Last night, we took it down to Bowen Bay to spend the evening at the beach, relishing the heat wave that is hitting us with 30 degree heat and setting new records for June high temperatures. In the evening, there was nary a whisper of wind and so I took the canoe out for a solo paddle heading well out of Bowen Bay and out into the Collingwood Channel. There were no boats around and only the very gentlest of swells. My boat drifted on the ebb tide, being watched by a seal that popped up at various intervals off my stern with a little puff of rancid breath.
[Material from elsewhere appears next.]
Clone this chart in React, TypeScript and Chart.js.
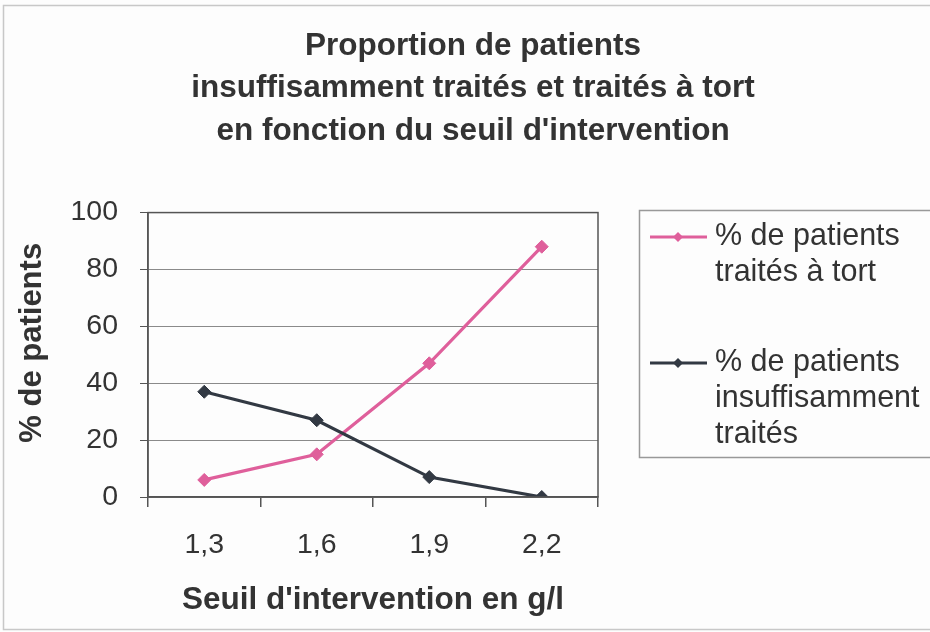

I lolled around out there until the sun set behind the gentle low slopes of Mount Elphonstone and then headed back in, paddling towards the waxing moon, which is now skirting low on the southern horizon.

Perfectly afloat.

Tuesday, June 2, 2009

Summer fauna

In the last week a bunch of summer fauna have appeared:
  • Bats
  • Swainson's Thrushes 
  • Spring Azure butterflies
  • Mosquitos
  • Tanagers
It's still hot, the smoke has cleared and I can hardly believe that we'll get the June rains, but I'm optimistic we will.  Berries need it and the garden too.  

Monday, June 1, 2009

Smoke on the water

A most glorious weekend here on Bowen.  The weather has been amazing for the past week and our garden is in.  Saturday we went up to Tir na Nog to see Aine's latest performance, another retelling of The Neverending Story.  After seeing this play for the fourth time in about eight years, I think I finally get it, and the blur between reality and fantasy is a resonant trope for Tir na Nog families.

Later Saturday night I caught up with Corbin Keep, who moved over to Gabriola last year.  He was back for a performance at The Gallery in front of a small group of friends.  Most of the arts loving islanders were over in Vancouver at a concert that Alison Nixon put together to raise money for a therapeutic community she is helping to create for families living with mental health challenges.  Corbin's crowd was amused and amazed by his antics, songs, satires and sheer hubristic bizarreness.  Much ink has been spilled about Corbin's ability to wring a symphony of sounds out of a cello, but to see him is really to believe.  And to see him at home among friends is a lovely treat.

Sunday, I went with Aine down to the Pier for some tacos and sat in with some of Bowen's fine bluegrass players, including Murray Journeay, Bob Doucet, Jeff Scouten and Paul "One-Winged" Grant among opthers.  some soccer with Finn and Caitlin.  During Caitlin's scrimmage between her women's team and the U14 boys at the Bowen Island Football Club, she got caught in a hole in the field and tore her hamstring.  Poor one...she's laid up in a pretty peck of pain and her season is probably done.  

This morning, coming across to Vancouver with my friend Steven Wright, we noticed the smell of smoke on the wind.  Once we got to the Cove we could see why.  There is a 550 hectare forest fire burning up at Gold Lake near Lillooet and the light Squamish wind that had come up in the night had sucked smoke from there down to the Coast.  From Vancouver there is a brown smear across the horizon and the sun rose angrily through it this morning, promising a day of 30 degrees and probably more smoke to come.  

June always brings rains, so this taste of summer is usually shortlived, but by God, it feels like July out there already and one gets the feeling that a long hot summer is in the works.